Need a little more guidance? Here are some examples of an hourly sit-stand routine, which could be repeated during your workday:
- Do 30 minutes of sitting while computing, then 30 minutes of standing in a meeting or reviewing mail
- Do 20 minutes of sitting working on a report, and then 10 minutes of standing reading email and 30 minutes of doing some coding or editing
- Do 30 minutes of sitting while writing an article, then 20 minutes of standing on the phone and 10 minutes of stretching or filing.
There are endless formulas for creating a mix of sitting and standing postures that accommodate many environments, occupations, and workflows. Use these as guidelines only, meant to simply encourage you to sit less and stand more. It is worth noting that even small changes can make a big improvement in your biochemical and biomechanical picture.
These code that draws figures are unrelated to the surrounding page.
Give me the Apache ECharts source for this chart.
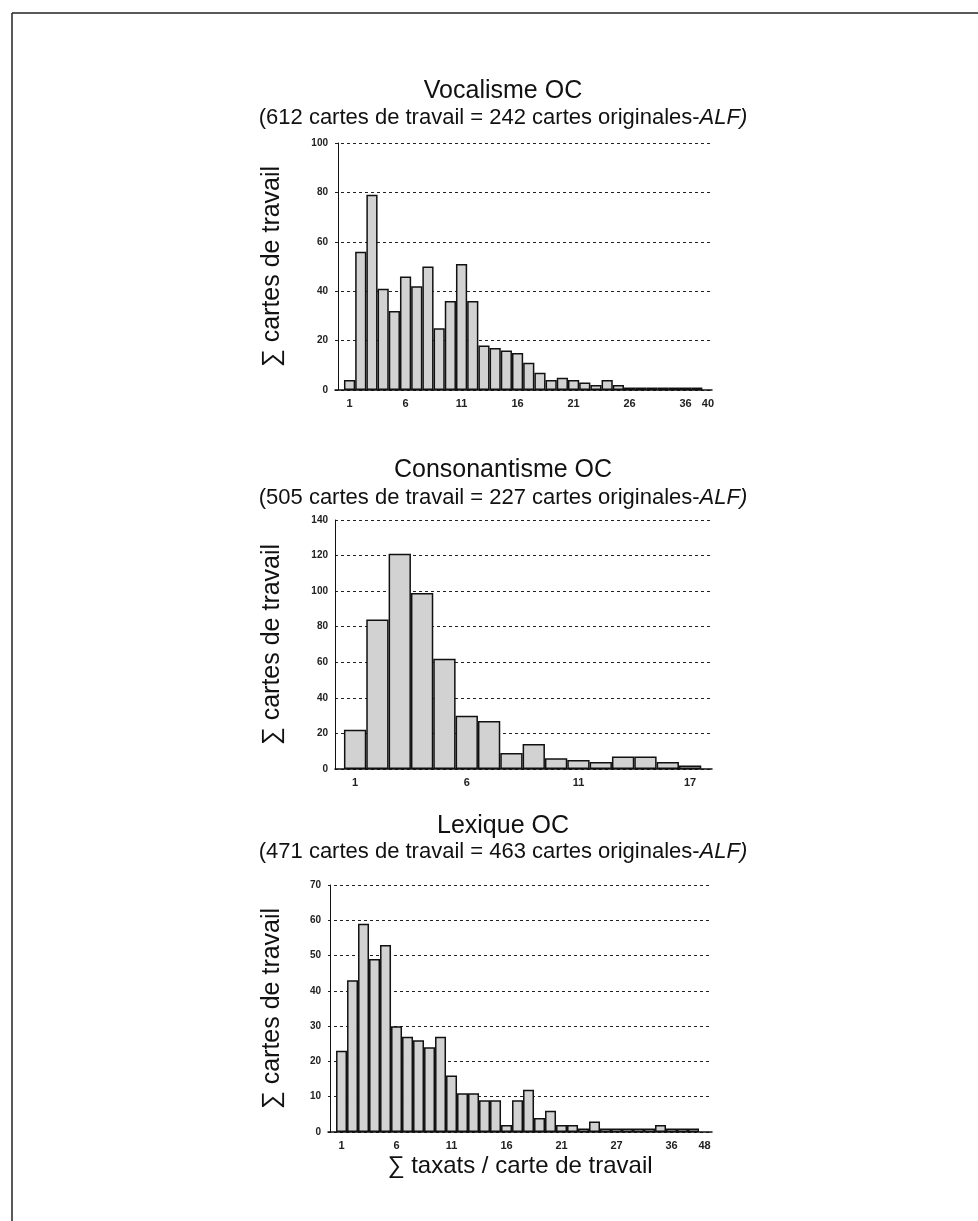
<!DOCTYPE html>
<html>
<head>
<meta charset="utf-8">
<script src="https://cdn.jsdelivr.net/npm/echarts@6.0.0/dist/echarts.min.js"></script>
<style>
html, body { margin: 0; padding: 0; background: #fff; }
#main { width: 978px; height: 1221px; }
</style>
</head>
<body>
<div id="main"></div>
<script>
// Vocalisme OC : nombre de cartes de travail par nombre de taxats
var vocalValues = [4, 56, 79, 41, 32, 46, 42, 50, 25, 36, 51, 36, 18, 17, 16, 15,
  11, 7, 4, 5, 4, 3, 2, 4, 2, 1, 1, 1, 1, 1, 1, 1];
var vocalTickPos = [1, 6, 11, 16, 21, 26, 31, 33];
var vocalTickLabels = ['1', '6', '11', '16', '21', '26', '36', '40'];

// Consonantisme OC
var consValues = [22, 84, 121, 99, 62, 30, 27, 9, 14, 6, 5, 4, 7, 7, 4, 2];
var consTickPos = [1, 6, 11, 16];
var consTickLabels = ['1', '6', '11', '17'];

// Lexique OC
var lexValues = [23, 43, 59, 49, 53, 30, 27, 26, 24, 27, 16, 11, 11, 9, 9, 2,
  9, 12, 4, 6, 2, 2, 1, 3, 1, 1, 1, 1, 1, 2, 1, 1, 1];
var lexTickPos = [1, 6, 11, 16, 21, 26, 31, 34];
var lexTickLabels = ['1', '6', '11', '16', '21', '27', '36', '48'];

var yName = '\u2211 cartes de travail';
var xName = '\u2211 taxats / carte de travail';

var font = 'Liberation Sans, Arial, sans-serif';

function toPoints(values) {
  return values.map(function (v, i) { return [i + 1, v]; });
}

function makeX(idx, min, max, pos, labels, name) {
  return {
    gridIndex: idx,
    type: 'value',
    min: min,
    max: max,
    name: name || '',
    nameLocation: 'middle',
    nameGap: 22,
    nameTextStyle: { fontFamily: font, fontSize: 24, color: '#111' },
    axisLine: { onZero: false, lineStyle: { color: '#111', width: 1.5 } },
    axisTick: { show: false },
    splitLine: { show: false },
    axisLabel: {
      customValues: pos,
      margin: 8,
      fontFamily: font,
      fontSize: 11,
      fontWeight: 'bold',
      color: '#222',
      formatter: function (v) {
        var k = pos.indexOf(v);
        return k >= 0 ? labels[k] : '';
      }
    }
  };
}

function makeY(idx, max, interval, gap) {
  return {
    gridIndex: idx,
    type: 'value',
    min: 0,
    max: max,
    interval: interval,
    name: yName,
    nameLocation: 'middle',
    nameRotate: 90,
    nameGap: gap,
    nameTextStyle: { fontFamily: font, fontSize: 25, color: '#111' },
    axisLine: { show: true, lineStyle: { color: '#111', width: 1 } },
    axisTick: { show: false },
    axisLabel: { margin: 7, fontFamily: font, fontSize: 10, fontWeight: 'bold', color: '#222' },
    splitLine: { lineStyle: { color: '#222', width: 1, type: [3, 3] } }
  };
}

function makeBars(idx, values) {
  return {
    type: 'bar',
    xAxisIndex: idx,
    yAxisIndex: idx,
    data: toPoints(values),
    barCategoryGap: '0%',
    itemStyle: { color: '#d2d2d2', borderColor: '#111', borderWidth: 1.5 },
    silent: true
  };
}

function titleAt(text, top, size) {
  return {
    text: text,
    left: 503,
    top: top,
    padding: 0,
    textAlign: 'center',
    textStyle: {
      fontFamily: font, fontSize: size, fontWeight: 'normal', color: '#111',
      rich: { i: { fontFamily: font, fontSize: size, fontStyle: 'italic', color: '#111' } }
    }
  };
}

var chart = echarts.init(document.getElementById('main'));
var option = {
  backgroundColor: '#fff',
  animation: false,
  title: [
    titleAt('Vocalisme OC', 79, 25),
    titleAt('(612 cartes de travail = 242 cartes originales-{i|ALF)}', 107, 22),
    titleAt('Consonantisme OC', 458, 25),
    titleAt('(505 cartes de travail = 227 cartes originales-{i|ALF)}', 487, 22),
    titleAt('Lexique OC', 814, 25),
    titleAt('(471 cartes de travail = 463 cartes originales-{i|ALF)}', 841, 22)
  ],
  grid: [
    { left: 335, top: 143, width: 377, height: 247 },
    { left: 335, top: 520, width: 377, height: 249 },
    { left: 328, top: 885, width: 384, height: 247 }
  ],
  xAxis: [
    makeX(0, -0.3, 33.36, vocalTickPos, vocalTickLabels),
    makeX(1, 0.1, 16.98, consTickPos, consTickLabels),
    makeX(2, -0.23, 34.68, lexTickPos, lexTickLabels, xName)
  ],
  yAxis: [
    makeY(0, 100, 20, 50),
    makeY(1, 140, 20, 50),
    makeY(2, 70, 10, 43)
  ],
  series: [
    makeBars(0, vocalValues),
    makeBars(1, consValues),
    makeBars(2, lexValues)
  ],
  graphic: [
    { type: 'line', shape: { x1: 12, y1: 13, x2: 978, y2: 13 }, style: { stroke: '#222', lineWidth: 1.5 } },
    { type: 'line', shape: { x1: 12, y1: 13, x2: 12, y2: 1221 }, style: { stroke: '#222', lineWidth: 1.5 } }
  ]
};
chart.setOption(option);
</script>
</body>
</html>
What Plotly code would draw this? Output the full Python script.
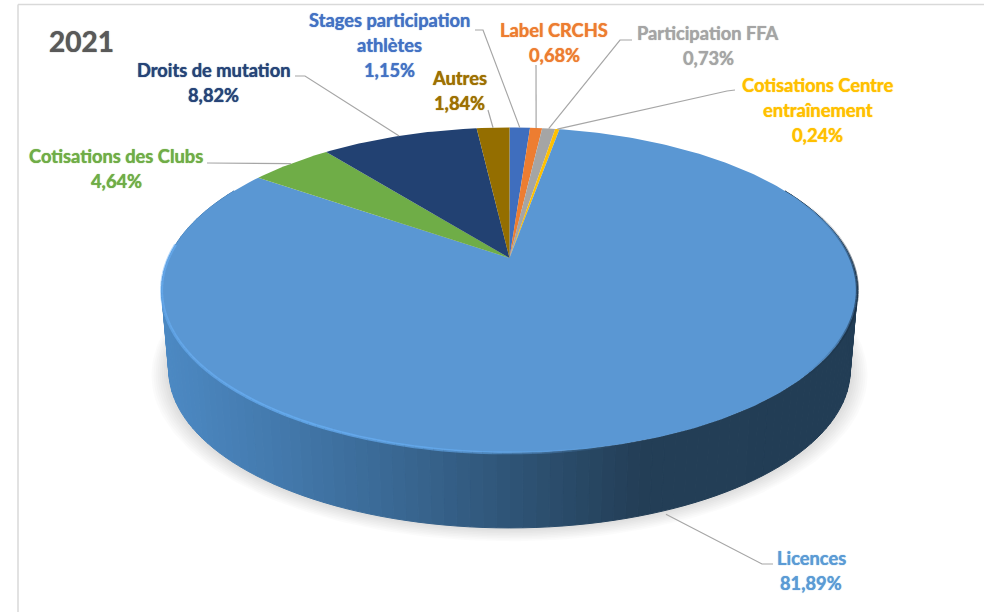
import math
import plotly.graph_objects as go

# ---- data (clockwise from the top of the pie) ----
categories = ["Stages participation athlètes", "Label CRCHS", "Participation FFA",
              "Cotisations Centre entraînement", "Licences", "Cotisations des Clubs",
              "Droits de mutation", "Autres"]
values = [1.15, 0.68, 0.73, 0.24, 81.89, 4.64, 8.82, 1.84]
title_text = "2021"

slice_colors = ["#3F6EBE", "#ED7D31", "#A5A5A5", "#FFC000", "#5A97D3", "#6FAD47", "#224172", "#946E00"]
label_colors = ["#4472C4", "#ED7D31", "#A5A5A5", "#FFC000", "#5B9BD5", "#70AD47", "#264478", "#9E7001"]

# label lines: category text split as in the picture, placement of each block
label_lines = [["Stages participation", "athlètes"], ["Label CRCHS"], ["Participation FFA"],
               ["Cotisations Centre", "entraînement"], ["Licences"], ["Cotisations des Clubs"],
               ["Droits de mutation"], ["Autres"]]
label_pos = [(389, 20), (554, 30), (708, 33), (817.5, 85), (811, 558), (116, 156), (213, 70), (459, 78)]
# leader elbows, ending on the rim at the slice middle
leader_elbows = [[(475, 30), (483, 30)], [(536, 65)], [(632, 40), (620, 40)], [(735, 90), (727, 91)],
                 [(773, 564), (762, 564)], [(207, 163), (215, 163)], [(295, 76), (305, 76)], [(488, 110)]]
LINE_H = 25

# ---- projection of the disc ----
CX, R, PERSP = 509.5, 341.0, 0.198
TOP_A, TOP_B = 258.0, -105.2
BOT_R, BOT_A, BOT_B = 334.0, 338.7, -84.7


def top_pt(th):
    u, v = math.sin(th), math.cos(th)
    d = 1 + PERSP * v
    return CX + R * u / d, (TOP_A + TOP_B * v) / d


def bot_pt(th, grow=0.0, dy=0.0):
    u, v = math.sin(th), math.cos(th)
    d = 1 + PERSP * v
    return CX + (BOT_R + grow) * u / d, (BOT_A + (BOT_B - grow * 0.47) * v) / d + dy


def lerp_stops(stops, x):
    if x <= stops[0][0]:
        return stops[0][1]
    for (x0, c0), (x1, c1) in zip(stops, stops[1:]):
        if x <= x1:
            t = (x - x0) / (x1 - x0)
            return tuple(c0[i] + (c1[i] - c0[i]) * t for i in range(len(c0)))
    return stops[-1][1]


def rgb(c):
    if len(c) == 3:
        return "rgb(%d,%d,%d)" % tuple(round(a) for a in c)
    return "rgba(%d,%d,%d,%.3f)" % (round(c[0]), round(c[1]), round(c[2]), c[3])


fig = go.Figure()


def poly(pts, color, line=None):
    fig.add_trace(go.Scatter(
        x=[p[0] for p in pts] + [pts[0][0]], y=[p[1] for p in pts] + [pts[0][1]],
        mode="lines", fill="toself", fillcolor=color,
        line=dict(color=line or color, width=1 if line else 0),
        hoverinfo="skip", showlegend=False))


def seg(pts, color, width):
    fig.add_trace(go.Scatter(x=[p[0] for p in pts], y=[p[1] for p in pts], mode="lines",
                             line=dict(color=color, width=width), hoverinfo="skip", showlegend=False))


TAU = 2 * math.pi
full = [i * TAU / 240 for i in range(240)]

# soft shadow under the disc
for g in (17, 15, 13, 11, 9, 7, 5, 3, 1):
    poly([bot_pt(t, grow=g, dy=g * 0.2) for t in full], "rgba(0,0,0,0.014)")

# side wall of the front slice, shaded along x
side_stops = [(165, (76, 137, 195)), (280, (67, 121, 172)), (400, (57, 103, 146)),
              (540, (44, 79, 111)), (640, (35, 62, 86)), (860, (34, 61, 85))]
n = 130
for i in range(n):
    a = math.radians(62) + (math.radians(298) - math.radians(62)) * i / n
    b = math.radians(62) + (math.radians(298) - math.radians(62)) * (i + 1) / n
    q = [top_pt(a), top_pt(b), bot_pt(b), bot_pt(a)]
    col = rgb(lerp_stops(side_stops, sum(p[0] for p in q) / 4))
    poly(q, col, line=col)

# top face: one wedge per value
total = sum(values)
apex = (CX, TOP_A)
start = 0.0
mids = []
for val, col in zip(values, slice_colors):
    a0 = start / total * TAU
    a1 = (start + val) / total * TAU
    steps = max(2, int(val * 4))
    rim = [top_pt(a0 + (a1 - a0) * k / steps) for k in range(steps + 1)]
    poly([apex] + rim, col)
    mids.append((a0 + a1) / 2)
    start += val

# rim light on the front-left edge, dark edge on the right
rim_stops = [(162, (108, 178, 248, 0.55)), (300, (104, 176, 246, 0.75)), (480, (104, 176, 246, 0.55)),
             (620, (104, 176, 246, 0.0)), (800, (25, 45, 65, 0.0)), (835, (25, 45, 65, 0.22)),
             (860, (25, 45, 65, 0.7))]
m = 160
for i in range(m):
    a = math.radians(60) + math.radians(275 - 60) * i / m
    b = math.radians(60) + math.radians(275 - 60) * (i + 1) / m
    p, r = top_pt(a), top_pt(b)
    c = lerp_stops(rim_stops, (p[0] + r[0]) / 2)
    if c[3] > 0.02:
        seg([p, r], rgb(c), 3)

# leader lines
for i, elbows in enumerate(leader_elbows):
    th = mids[i]
    end = bot_pt(th, dy=4) if math.cos(th) < 0 else top_pt(th)
    seg(list(elbows) + [end], "#A6A6A6", 1.2)

# labels
annots = []


def text(x, y, s, color, size=18.3):
    annots.append(dict(x=x, y=y, xref="x", yref="y", text=s, showarrow=False, xanchor="center", yanchor="middle",
                       font=dict(family="Lato", size=size, color=color, weight="bold",
                                 shadow="0 0 1px " + color)))


for i, lines in enumerate(label_lines):
    x, y = label_pos[i]
    pct = f"{values[i]:.2f}".replace(".", ",") + "%"
    for k, s in enumerate(lines + [pct]):
        text(x, y + k * LINE_H, s, label_colors[i])
text(81, 41, title_text, "#595959", size=28)

# frame of the chart area
shapes = [
    dict(type="line", xref="x", yref="y", x0=18, x1=18, y0=4.5, y1=612, line=dict(color="#D9D9D9", width=1.5)),
    dict(type="line", xref="x", yref="y", x0=18, x1=984, y0=4.5, y1=4.5, line=dict(color="#D9D9D9", width=1.5)),
]

fig.update_layout(
    width=984, height=612, autosize=False, showlegend=False,
    margin=dict(l=0, r=0, t=0, b=0), paper_bgcolor="white", plot_bgcolor="white",
    xaxis=dict(range=[0, 984], visible=False, fixedrange=True),
    yaxis=dict(range=[612, 0], visible=False, fixedrange=True),
    annotations=annots, shapes=shapes,
)
fig.write_html("out.html", post_script="document.body.style.margin='0';", config={"displayModeBar": False})
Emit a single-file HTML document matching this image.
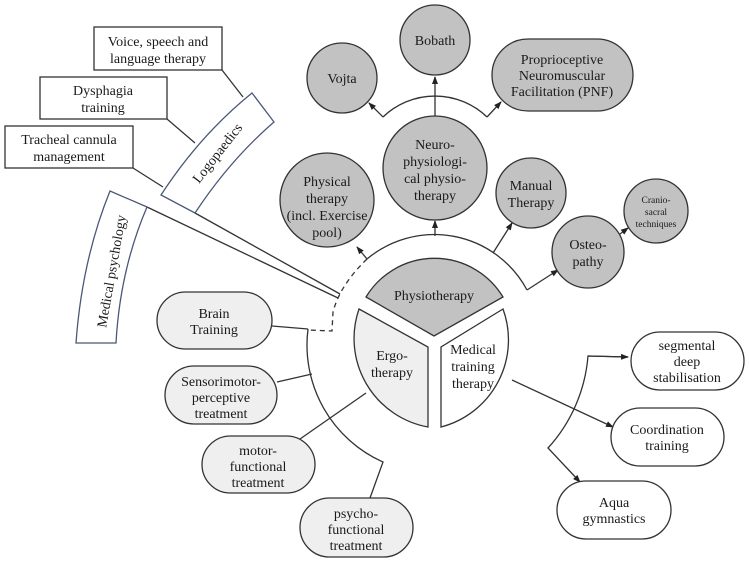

There may be a few other areas that you need to switch.
Whether sitting or standing, good posture and proper body mechanics are necessary. While sitting, avoid slumping forward, craning your neck out or dropping it down. While standing, keep the knee joint relaxed, not locked. Wear supportive shoes and cushion feet with a mat. Fidgeting is good, and if possible, make bigger movements such as light stretches at your desk.
To prevent falling back into sedentary bad habits, you might want to consider giving yourself regular reminders to change posture. For instance:
- Set a digital alarm or kitchen timer to ring at 20-30 minute intervals.
- Use a Fitbit or other wearable device that tracks activities and reminds wearers to move.
- Try an app such as SitStandCOACH or Rise & Recharge, that messages you to stand or to sit at intervals you’ve set.
- Consider creating or buying a sit-stand desk that allows you to easily switch between sitting and standing without interfering with work activity and productivity.
If you can train yourself to cycle through the sit-stand switch, you will gain the benefits of both postures. Plus, you’ll minimize the risks of metabolic, mental, and musculoskeletal strain. That’s a double-win, for your mind and body.